Journalistic coverage has focused, and no doubt will continue to focus, on every aspect of the lives of these two young men of Chechen origin—their family histories, their experiences on the edge of a horrendous ethnic and religious conflict, their difficulties making it in America, their parents’ separation, Tamerlan’s religious odyssey, his psychological dominance of his younger brother. All this is relevant and warrants attention. But none of it is likely to answer in any satisfying way the question on everyone’s mind: Why did they do it? As the old 1930s radio show used to ask, "Who knows what evil lurks in the minds of men?"
But if we step back and look at it in a larger context, the questions take on a broader scope—and perhaps a more ominous tone. These two brothers proved themselves incapable of heeding the Roosevelt manifesto, of leaving behind Old World quarrels and prejudices, of somehow fitting their intensifying Muslim faith into the everyday customs and mores of a welcoming American society. As Tamerlan told a campus-publication interviewer before his brutal assault on innocents, "I don’t have a single American friend. I don’t understand them."
This raises a serious question about the level of success demonstrated by Muslims generally in assimilating into the Western societies that have received them over the past generation or so. The answer is that it is not a very high level of success at all. Of course hackles are inevitably raised among devotees of cultural pluralism whenever such broad generalizations are expressed. And these critics are correct in noting that the vast majority of Muslims blend into their adopted Western societies just fine. But large numbers of Islamic immigrants have had difficulty accepting the underlying precepts of their adopted Western nations, and currents of hostility run through the Muslim communities in those nations, including the United States.

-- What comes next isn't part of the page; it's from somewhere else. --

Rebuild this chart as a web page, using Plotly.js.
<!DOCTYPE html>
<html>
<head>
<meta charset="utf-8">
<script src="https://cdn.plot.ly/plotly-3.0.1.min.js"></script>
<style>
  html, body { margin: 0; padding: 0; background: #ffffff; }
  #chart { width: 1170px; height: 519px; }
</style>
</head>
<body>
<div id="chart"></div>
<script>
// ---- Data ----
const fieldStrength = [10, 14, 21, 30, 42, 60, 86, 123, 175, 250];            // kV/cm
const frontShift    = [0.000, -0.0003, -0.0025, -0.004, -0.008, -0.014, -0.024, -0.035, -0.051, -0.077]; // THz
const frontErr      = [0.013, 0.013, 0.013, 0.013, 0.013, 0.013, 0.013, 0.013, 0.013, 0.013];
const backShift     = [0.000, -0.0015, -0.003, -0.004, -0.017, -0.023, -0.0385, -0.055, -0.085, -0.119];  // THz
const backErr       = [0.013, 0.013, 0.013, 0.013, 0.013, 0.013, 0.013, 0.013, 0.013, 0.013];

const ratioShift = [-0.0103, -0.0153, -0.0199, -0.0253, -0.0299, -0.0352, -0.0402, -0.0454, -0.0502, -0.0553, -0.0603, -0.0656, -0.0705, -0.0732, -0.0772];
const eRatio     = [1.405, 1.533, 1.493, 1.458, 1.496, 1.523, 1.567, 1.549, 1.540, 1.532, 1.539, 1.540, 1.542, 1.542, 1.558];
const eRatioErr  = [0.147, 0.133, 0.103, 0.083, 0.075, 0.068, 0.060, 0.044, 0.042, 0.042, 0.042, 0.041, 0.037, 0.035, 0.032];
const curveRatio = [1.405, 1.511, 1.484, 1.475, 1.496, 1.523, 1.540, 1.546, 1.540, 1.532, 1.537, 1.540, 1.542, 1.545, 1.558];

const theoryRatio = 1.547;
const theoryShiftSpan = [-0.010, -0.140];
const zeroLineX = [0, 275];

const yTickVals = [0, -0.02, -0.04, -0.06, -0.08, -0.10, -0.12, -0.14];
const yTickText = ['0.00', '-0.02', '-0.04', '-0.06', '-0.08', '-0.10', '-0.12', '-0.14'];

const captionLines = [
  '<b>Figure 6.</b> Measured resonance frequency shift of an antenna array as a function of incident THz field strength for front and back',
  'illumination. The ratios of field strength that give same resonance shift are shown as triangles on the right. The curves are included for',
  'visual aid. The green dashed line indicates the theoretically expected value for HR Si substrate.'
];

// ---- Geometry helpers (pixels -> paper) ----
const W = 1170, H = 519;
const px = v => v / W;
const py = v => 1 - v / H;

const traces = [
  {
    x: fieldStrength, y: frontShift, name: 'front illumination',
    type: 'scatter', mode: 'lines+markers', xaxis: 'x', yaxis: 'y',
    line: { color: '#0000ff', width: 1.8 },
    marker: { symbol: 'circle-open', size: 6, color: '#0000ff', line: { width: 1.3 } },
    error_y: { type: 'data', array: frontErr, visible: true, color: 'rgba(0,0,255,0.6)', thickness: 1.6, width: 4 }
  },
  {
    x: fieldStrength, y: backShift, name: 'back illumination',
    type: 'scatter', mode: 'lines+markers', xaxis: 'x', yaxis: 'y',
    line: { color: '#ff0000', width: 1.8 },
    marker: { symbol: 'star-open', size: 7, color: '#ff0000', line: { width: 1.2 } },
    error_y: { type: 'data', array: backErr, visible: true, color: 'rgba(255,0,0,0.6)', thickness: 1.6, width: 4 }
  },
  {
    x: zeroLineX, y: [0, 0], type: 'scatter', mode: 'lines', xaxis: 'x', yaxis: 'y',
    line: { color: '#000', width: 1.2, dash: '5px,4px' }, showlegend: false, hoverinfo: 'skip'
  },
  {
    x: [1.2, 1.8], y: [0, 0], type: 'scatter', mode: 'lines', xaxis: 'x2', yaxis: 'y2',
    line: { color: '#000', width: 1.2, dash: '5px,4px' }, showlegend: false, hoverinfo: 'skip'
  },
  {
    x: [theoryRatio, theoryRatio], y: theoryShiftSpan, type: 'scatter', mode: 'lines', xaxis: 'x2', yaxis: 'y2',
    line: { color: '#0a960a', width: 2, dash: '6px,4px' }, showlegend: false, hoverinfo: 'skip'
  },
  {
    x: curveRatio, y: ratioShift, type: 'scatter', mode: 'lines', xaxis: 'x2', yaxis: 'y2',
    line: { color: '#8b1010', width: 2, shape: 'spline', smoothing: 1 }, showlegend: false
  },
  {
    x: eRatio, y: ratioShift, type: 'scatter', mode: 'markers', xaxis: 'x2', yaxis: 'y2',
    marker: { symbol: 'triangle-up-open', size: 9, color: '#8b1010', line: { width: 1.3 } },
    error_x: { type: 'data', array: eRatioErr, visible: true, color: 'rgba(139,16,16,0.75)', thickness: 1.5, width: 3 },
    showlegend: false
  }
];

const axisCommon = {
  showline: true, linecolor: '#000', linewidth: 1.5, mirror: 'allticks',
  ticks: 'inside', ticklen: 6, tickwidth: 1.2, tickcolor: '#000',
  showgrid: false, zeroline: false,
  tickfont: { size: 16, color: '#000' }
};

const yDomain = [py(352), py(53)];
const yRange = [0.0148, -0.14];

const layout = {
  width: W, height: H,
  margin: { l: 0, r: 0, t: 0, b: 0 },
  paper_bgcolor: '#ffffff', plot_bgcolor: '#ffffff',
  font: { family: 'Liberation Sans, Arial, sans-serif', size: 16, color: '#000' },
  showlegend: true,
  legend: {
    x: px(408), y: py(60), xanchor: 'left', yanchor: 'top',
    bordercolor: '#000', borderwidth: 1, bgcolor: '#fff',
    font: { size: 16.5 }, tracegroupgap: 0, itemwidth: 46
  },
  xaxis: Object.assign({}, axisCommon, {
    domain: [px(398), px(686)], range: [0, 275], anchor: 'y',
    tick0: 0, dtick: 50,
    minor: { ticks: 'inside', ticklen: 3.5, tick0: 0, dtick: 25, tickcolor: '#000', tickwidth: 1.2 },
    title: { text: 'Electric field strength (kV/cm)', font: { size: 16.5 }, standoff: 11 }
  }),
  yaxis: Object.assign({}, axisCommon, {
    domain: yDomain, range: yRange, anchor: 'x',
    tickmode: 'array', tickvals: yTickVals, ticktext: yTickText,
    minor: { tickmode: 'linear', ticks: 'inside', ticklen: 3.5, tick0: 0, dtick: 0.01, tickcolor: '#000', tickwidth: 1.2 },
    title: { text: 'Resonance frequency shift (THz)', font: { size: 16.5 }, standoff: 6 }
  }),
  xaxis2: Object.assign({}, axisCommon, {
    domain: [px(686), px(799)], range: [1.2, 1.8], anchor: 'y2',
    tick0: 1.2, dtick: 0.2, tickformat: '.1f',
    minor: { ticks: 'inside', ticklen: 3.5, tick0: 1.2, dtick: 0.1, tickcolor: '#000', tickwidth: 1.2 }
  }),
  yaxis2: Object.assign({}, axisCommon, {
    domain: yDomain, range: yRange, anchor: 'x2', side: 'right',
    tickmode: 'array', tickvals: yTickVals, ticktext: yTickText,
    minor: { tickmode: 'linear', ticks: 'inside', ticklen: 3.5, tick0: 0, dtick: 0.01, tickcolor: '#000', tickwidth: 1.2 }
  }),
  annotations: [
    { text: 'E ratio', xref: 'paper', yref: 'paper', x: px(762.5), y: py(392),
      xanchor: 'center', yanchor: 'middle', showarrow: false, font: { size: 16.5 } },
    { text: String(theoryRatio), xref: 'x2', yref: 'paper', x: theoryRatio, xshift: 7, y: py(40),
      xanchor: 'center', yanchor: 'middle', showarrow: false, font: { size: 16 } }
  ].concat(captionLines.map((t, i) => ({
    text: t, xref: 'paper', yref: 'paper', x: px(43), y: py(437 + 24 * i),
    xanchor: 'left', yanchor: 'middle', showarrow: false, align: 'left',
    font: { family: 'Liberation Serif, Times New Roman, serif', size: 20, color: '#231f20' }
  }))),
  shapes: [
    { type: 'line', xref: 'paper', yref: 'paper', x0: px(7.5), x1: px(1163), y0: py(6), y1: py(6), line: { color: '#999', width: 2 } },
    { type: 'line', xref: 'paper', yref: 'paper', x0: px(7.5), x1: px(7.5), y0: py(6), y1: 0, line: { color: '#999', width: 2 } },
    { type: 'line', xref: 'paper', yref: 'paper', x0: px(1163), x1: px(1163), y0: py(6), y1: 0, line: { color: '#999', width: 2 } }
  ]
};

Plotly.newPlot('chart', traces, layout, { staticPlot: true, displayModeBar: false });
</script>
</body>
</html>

"Muslims, particularly Arab Muslims," wrote the late Samuel P. Huntington in his last book, Who Are We?, "seem slow to assimilate compared to other post-1965 groups"—post-1965 groups being the large numbers of non-Westerners who migrated to the United States after the Immigration and Nationality Act of 1965, which ended the previous "national origins" formula that brought to U.S. shores primarily western and northern Europeans and replaced it with a preference based on skills and family relationships with U.S. citizens or residents. Huntington noted a Los Angeles poll showing that, as poll officials put it, "a significant number of Muslims, particularly immigrant Muslims, do not have close ties or loyalty to the United States." The poll revealed that 57 percent of immigrant Muslims and 32 percent of those born in America said that, if given a choice of staying in the United States or migrating to an Islamic country, they would opt for an Islamic country. Fifty-two percent of the interviewees said it was "very important" to replace U.S. public schools with Islamic schools, while another 24 percent said it was "quite important" to do so.

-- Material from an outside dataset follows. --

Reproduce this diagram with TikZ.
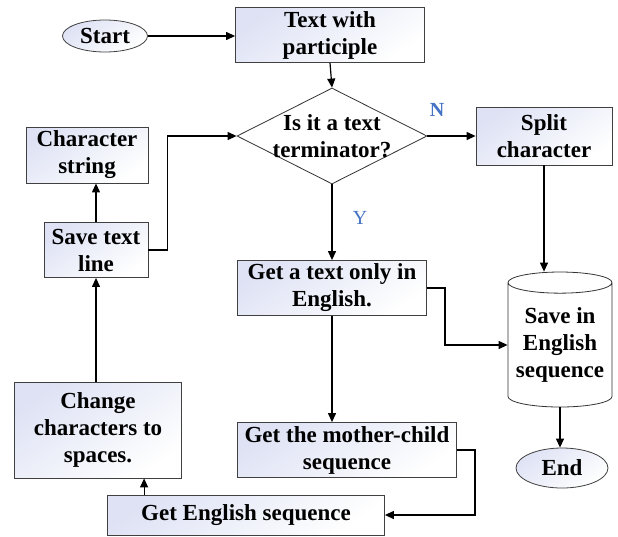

Huntington draws a distinction between national security, concerned primarily with sovereignty, and societal security, concerned largely with national identity, the ability of a people to maintain their culture, institutions and way of life—in other words, the very things Theodore Roosevelt was concerned about in issuing his 1894 manifesto. "In the contemporary world," writes Huntington, "the greatest threat to the societal security of nations comes from immigration." And immigration without assimilation constitutes the greatest threat of all.
That’s because it often leads to internal immigrant communities that are isolated and insulated in varying degrees from the broader society. This has happened, of course, with North Africans in France, Turks in Germany and other immigrant groups in other European countries. And in nearly all instances there has been a backlash against immigration in general. Writes Huntington: "Immigration without assimilation thus generates countervailing pressures and usually cannot be sustained indefinitely."
And yet there appears to be little recognition of this in the United States today, as reflected in the current congressional debate on immigration reform and in the journalistic reaction to the Tsarnaev bombings. In Congress, little focus has been devoted to the assimilation question posed by those bombings, and Judiciary Committee chairman Patrick Leahy of Vermont aggressively sought to intimidate his opponents in the immigration debate by alleging they were bent on using the Boston killings to "derail" the immigration bill. "A nation as strong as ours," he said, "can welcome the oppressed and persecuted without making compromise in our security." That sentence may be a bit hard to swallow by the families of those killed and maimed on Boylston Street.
And few journalists explored the story in the context of the assimilation question. Two exceptions bear notice. The Wall Street Journal, in its April 20-21 editorial, discussed the phenomenon of Muslim alienation turning into jihad in Western countries, citing particularly the London bombing of 2005, perpetrated by middle-class Pakistani immigrants from Birmingham, and the failed Times Square bomb attempt by Faisal Shahzad, a naturalized U.S. citizen from Pakistan. "After the London bombings," wrote the Journal, "many Americans took comfort in the belief that immigrants to the U.S. are better assimilated than they are in Europe. But that may be more conceit than fact, at least in regard to some young men."
And Anne Applebaum, writing in the Washington Post, suggested also that the Tsarnaev brothers resemble "the second-generation European Muslims who staged bombings in Madrid, London and other European cities." Educated and brought up in Europe, these young men nevertheless felt alienated there. Suggesting this phenomenon may be making its way to America, she writes, "We don’t expect to hear it from someone who grew up in Boston, a city that has taught generations of foreigners to become Americans in a country that likes to think of itself as a melting pot. But now it might be time to change our expectations. These terrorists are a lot less like the 9/11 attackers…and a lot more like the men known as the Tube bombers of London or the train bombers of Spain. Our response is going to have to be different—very different—as well."
Whether a different response is in prospect remains highly speculative in a country that has abandoned the TR manifesto in favor of the cultural plurality advocated by people such as Senator Leahy—who, in warning his opponents about inserting the Boylston Street bombings into the immigration debate, issued a plea for "the dreams and futures of millions of hardworking people," presumably future immigrants. It could be argued that Leahy and other national leaders have a higher responsibility to protecting the lives and limbs of current U.S. citizens enjoying the innocent experience of running or witnessing a marathon race in a great American city.